====== Data excerpt

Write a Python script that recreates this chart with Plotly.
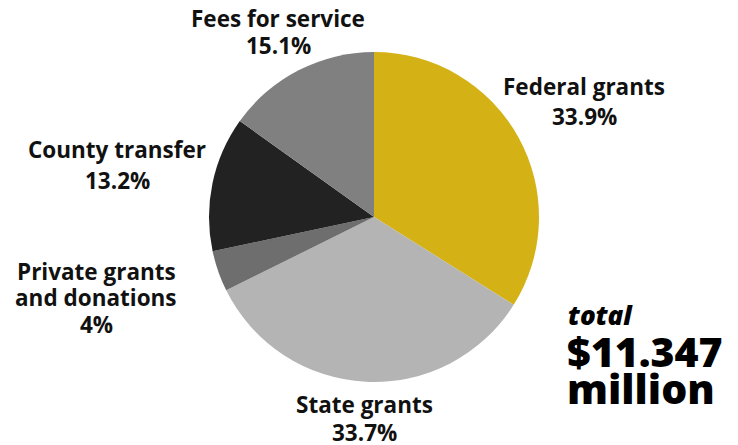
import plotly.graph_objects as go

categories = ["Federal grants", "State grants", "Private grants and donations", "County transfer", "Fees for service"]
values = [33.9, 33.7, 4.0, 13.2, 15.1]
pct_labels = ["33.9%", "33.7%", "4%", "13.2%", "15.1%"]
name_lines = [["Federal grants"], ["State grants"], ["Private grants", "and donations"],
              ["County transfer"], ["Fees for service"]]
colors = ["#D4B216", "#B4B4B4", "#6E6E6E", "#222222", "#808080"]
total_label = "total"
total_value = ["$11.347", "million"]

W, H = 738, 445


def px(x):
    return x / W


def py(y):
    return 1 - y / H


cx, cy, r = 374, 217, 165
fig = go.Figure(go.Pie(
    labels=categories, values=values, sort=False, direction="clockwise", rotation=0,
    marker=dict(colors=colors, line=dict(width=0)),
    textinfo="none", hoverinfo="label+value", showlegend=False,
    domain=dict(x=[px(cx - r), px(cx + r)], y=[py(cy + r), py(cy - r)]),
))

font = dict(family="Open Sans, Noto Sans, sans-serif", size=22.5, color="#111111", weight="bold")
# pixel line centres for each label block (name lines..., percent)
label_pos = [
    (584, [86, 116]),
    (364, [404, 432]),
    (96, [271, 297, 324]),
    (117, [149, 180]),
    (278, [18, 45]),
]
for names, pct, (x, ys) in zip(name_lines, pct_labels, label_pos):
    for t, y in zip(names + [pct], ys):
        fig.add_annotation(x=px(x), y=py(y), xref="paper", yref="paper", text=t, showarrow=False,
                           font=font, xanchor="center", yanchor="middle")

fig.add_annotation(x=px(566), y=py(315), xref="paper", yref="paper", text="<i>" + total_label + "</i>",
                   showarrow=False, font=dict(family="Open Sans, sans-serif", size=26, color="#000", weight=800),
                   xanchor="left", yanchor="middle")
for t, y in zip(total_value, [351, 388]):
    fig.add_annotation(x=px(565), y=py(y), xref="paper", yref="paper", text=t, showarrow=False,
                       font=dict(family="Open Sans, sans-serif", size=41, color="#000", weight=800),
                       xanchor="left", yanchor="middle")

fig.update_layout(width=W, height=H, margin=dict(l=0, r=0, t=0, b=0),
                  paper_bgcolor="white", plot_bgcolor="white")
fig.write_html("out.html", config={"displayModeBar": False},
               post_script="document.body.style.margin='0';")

============

Set down the complete material exactly, but do not include the images.

Write a Python script that recreates this chart with Plotly.
import plotly.graph_objects as go

categories = ["Federal grants", "State grants", "Private grants and donations", "County transfer", "Fees for service"]
values = [33.9, 33.7, 4.0, 13.2, 15.1]
pct_labels = ["33.9%", "33.7%", "4%", "13.2%", "15.1%"]
name_lines = [["Federal grants"], ["State grants"], ["Private grants", "and donations"],
              ["County transfer"], ["Fees for service"]]
colors = ["#D4B216", "#B4B4B4", "#6E6E6E", "#222222", "#808080"]
total_label = "total"
total_value = ["$11.347", "million"]

W, H = 738, 445


def px(x):
    return x / W


def py(y):
    return 1 - y / H


cx, cy, r = 374, 217, 165
fig = go.Figure(go.Pie(
    labels=categories, values=values, sort=False, direction="clockwise", rotation=0,
    marker=dict(colors=colors, line=dict(width=0)),
    textinfo="none", hoverinfo="label+value", showlegend=False,
    domain=dict(x=[px(cx - r), px(cx + r)], y=[py(cy + r), py(cy - r)]),
))

font = dict(family="Open Sans, Noto Sans, sans-serif", size=22.5, color="#111111", weight="bold")
# pixel line centres for each label block (name lines..., percent)
label_pos = [
    (584, [86, 116]),
    (364, [404, 432]),
    (96, [271, 297, 324]),
    (117, [149, 180]),
    (278, [18, 45]),
]
for names, pct, (x, ys) in zip(name_lines, pct_labels, label_pos):
    for t, y in zip(names + [pct], ys):
        fig.add_annotation(x=px(x), y=py(y), xref="paper", yref="paper", text=t, showarrow=False,
                           font=font, xanchor="center", yanchor="middle")

fig.add_annotation(x=px(566), y=py(315), xref="paper", yref="paper", text="<i>" + total_label + "</i>",
                   showarrow=False, font=dict(family="Open Sans, sans-serif", size=26, color="#000", weight=800),
                   xanchor="left", yanchor="middle")
for t, y in zip(total_value, [351, 388]):
    fig.add_annotation(x=px(565), y=py(y), xref="paper", yref="paper", text=t, showarrow=False,
                       font=dict(family="Open Sans, sans-serif", size=41, color="#000", weight=800),
                       xanchor="left", yanchor="middle")

fig.update_layout(width=W, height=H, margin=dict(l=0, r=0, t=0, b=0),
                  paper_bgcolor="white", plot_bgcolor="white")
fig.write_html("out.html", config={"displayModeBar": False},
               post_script="document.body.style.margin='0';")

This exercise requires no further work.